§ **To do**
In the material below, find each line holding the string "Python" and copy it.

§ **Material for the task**
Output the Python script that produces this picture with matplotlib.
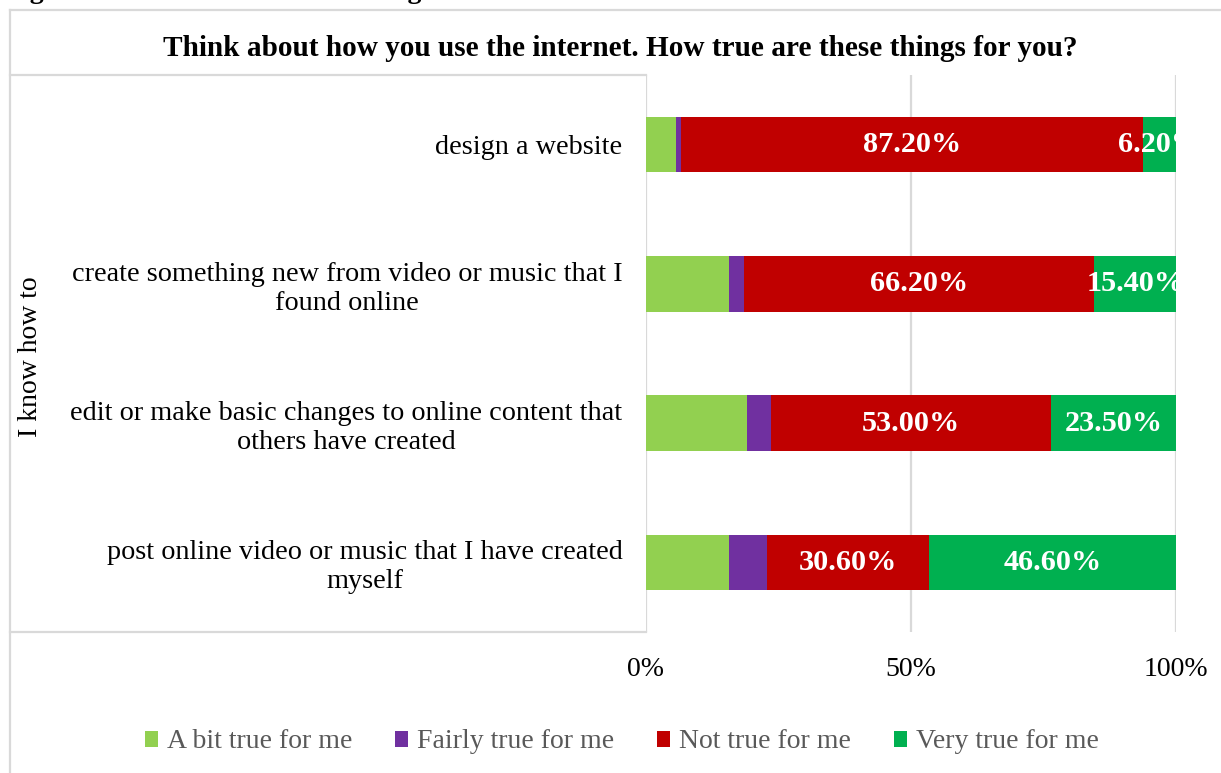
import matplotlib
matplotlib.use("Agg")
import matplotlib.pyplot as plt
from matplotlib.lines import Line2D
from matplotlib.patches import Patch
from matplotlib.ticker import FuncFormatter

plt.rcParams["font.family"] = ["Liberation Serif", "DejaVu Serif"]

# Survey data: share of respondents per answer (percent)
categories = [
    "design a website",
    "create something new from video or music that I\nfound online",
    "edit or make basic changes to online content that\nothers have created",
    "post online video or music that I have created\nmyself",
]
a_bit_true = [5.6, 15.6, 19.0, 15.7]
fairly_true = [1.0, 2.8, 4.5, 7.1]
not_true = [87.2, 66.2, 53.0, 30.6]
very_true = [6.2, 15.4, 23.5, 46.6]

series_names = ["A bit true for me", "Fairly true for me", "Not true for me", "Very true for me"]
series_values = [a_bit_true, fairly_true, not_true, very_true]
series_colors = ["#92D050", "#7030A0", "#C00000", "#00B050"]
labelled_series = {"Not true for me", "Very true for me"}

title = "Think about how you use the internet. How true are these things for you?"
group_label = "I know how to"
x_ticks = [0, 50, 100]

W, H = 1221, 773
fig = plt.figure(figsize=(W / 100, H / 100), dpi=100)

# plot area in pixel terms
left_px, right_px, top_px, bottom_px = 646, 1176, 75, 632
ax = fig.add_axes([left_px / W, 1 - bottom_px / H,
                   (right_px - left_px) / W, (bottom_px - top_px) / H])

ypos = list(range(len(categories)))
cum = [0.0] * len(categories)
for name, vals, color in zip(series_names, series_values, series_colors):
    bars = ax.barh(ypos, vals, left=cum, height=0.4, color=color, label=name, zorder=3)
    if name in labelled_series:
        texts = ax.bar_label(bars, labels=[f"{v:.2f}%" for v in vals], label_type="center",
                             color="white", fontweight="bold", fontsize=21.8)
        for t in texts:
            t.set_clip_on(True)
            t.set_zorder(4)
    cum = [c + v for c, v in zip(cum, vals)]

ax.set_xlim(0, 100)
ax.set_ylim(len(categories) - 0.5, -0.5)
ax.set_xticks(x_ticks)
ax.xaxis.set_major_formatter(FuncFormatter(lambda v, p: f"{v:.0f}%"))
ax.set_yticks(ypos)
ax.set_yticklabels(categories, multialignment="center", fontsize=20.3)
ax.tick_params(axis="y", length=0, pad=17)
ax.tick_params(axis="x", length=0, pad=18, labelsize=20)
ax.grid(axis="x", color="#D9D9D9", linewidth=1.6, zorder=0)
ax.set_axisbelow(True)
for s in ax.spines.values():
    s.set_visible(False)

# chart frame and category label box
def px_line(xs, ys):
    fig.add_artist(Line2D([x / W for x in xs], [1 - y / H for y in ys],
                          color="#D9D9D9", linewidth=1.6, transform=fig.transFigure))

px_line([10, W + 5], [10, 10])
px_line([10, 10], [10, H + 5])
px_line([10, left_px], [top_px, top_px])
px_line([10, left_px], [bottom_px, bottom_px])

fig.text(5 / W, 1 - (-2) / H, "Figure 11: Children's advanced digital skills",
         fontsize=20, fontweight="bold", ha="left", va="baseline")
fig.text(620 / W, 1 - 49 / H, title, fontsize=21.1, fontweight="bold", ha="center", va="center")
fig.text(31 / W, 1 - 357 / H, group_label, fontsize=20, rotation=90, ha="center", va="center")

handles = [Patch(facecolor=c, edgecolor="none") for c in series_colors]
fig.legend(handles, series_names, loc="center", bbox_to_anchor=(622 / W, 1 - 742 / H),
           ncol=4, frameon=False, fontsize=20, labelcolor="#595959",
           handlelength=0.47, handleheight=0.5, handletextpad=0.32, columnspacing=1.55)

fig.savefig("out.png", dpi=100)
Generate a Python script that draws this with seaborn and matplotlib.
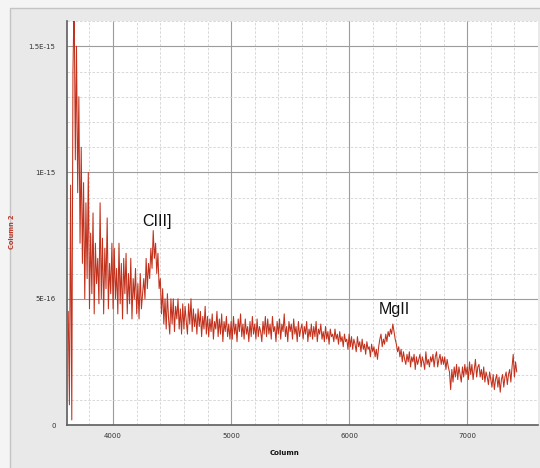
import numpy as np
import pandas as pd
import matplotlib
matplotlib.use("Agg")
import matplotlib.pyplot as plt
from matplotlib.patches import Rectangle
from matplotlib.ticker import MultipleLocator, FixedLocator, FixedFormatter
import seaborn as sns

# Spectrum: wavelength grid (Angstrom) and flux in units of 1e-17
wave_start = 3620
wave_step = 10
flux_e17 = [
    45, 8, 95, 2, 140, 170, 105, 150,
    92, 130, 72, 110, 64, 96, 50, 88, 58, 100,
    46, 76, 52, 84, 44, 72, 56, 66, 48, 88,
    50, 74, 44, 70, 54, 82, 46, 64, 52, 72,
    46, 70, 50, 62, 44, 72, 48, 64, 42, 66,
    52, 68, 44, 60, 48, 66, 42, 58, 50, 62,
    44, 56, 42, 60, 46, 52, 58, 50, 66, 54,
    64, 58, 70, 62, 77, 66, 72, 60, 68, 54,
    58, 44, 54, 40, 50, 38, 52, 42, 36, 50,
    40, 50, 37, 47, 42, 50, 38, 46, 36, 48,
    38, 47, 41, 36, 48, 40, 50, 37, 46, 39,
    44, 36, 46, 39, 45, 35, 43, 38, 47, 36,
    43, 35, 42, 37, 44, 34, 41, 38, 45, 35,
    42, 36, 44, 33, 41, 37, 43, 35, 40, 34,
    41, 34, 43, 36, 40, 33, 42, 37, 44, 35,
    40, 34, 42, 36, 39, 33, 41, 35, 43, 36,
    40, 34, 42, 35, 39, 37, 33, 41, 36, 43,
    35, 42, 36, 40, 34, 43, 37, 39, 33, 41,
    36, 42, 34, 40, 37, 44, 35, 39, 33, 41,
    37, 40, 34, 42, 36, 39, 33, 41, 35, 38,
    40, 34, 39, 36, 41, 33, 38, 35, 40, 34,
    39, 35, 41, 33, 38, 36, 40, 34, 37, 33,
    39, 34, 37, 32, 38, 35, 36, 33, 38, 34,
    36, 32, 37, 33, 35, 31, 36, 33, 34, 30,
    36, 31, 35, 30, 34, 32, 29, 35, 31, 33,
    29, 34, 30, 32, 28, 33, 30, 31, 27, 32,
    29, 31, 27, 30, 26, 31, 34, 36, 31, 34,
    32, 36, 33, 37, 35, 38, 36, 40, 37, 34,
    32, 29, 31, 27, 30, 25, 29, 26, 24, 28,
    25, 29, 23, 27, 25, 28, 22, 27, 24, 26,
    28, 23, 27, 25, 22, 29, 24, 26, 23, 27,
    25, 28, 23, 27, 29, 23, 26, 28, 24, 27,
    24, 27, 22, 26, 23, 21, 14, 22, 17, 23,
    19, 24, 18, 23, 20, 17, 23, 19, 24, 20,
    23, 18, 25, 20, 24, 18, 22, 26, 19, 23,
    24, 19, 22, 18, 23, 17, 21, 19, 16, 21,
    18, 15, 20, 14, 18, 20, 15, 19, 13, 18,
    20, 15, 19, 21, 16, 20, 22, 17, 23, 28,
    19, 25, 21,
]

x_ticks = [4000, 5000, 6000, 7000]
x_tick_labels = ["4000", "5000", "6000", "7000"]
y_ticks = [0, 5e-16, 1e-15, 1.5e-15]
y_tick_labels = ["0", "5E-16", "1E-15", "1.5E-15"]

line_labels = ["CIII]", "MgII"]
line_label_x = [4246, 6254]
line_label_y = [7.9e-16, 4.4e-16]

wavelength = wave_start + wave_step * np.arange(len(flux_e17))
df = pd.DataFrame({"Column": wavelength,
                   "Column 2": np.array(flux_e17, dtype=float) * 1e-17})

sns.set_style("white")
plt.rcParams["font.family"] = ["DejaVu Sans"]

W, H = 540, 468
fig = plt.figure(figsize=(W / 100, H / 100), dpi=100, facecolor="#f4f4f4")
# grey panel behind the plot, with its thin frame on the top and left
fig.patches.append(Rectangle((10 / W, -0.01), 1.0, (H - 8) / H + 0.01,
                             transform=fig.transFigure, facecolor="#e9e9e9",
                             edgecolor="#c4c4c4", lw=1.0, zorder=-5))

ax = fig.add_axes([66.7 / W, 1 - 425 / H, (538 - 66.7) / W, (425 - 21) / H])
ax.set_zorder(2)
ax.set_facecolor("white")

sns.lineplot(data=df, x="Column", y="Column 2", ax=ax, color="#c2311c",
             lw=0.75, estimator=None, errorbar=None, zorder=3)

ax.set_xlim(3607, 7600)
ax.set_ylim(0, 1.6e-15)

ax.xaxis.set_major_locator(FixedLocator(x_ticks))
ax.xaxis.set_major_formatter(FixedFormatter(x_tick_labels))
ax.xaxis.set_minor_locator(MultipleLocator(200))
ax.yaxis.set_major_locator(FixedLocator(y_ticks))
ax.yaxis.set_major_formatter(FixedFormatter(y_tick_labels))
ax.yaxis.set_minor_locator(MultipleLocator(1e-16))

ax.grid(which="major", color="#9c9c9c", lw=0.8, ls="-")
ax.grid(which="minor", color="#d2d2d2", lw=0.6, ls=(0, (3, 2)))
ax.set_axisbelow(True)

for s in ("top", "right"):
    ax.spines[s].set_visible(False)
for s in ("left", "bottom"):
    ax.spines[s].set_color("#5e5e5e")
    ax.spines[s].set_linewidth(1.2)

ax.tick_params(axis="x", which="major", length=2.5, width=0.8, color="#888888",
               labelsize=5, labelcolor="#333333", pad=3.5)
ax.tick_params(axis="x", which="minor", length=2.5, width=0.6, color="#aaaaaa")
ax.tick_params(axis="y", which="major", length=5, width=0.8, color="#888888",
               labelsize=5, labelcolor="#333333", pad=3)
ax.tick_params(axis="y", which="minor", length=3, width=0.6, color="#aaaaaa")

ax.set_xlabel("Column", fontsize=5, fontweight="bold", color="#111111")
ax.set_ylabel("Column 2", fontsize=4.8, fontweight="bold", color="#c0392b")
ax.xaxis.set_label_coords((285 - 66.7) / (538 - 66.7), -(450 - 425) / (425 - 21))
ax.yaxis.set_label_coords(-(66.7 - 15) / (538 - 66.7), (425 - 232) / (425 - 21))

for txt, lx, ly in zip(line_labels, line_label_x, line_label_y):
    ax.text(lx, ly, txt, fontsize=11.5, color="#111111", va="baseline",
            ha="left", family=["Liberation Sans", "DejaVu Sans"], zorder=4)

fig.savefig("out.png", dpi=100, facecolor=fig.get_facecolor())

§ **Worked solution**
Output the Python script that produces this picture with matplotlib.
Generate a Python script that draws this with seaborn and matplotlib.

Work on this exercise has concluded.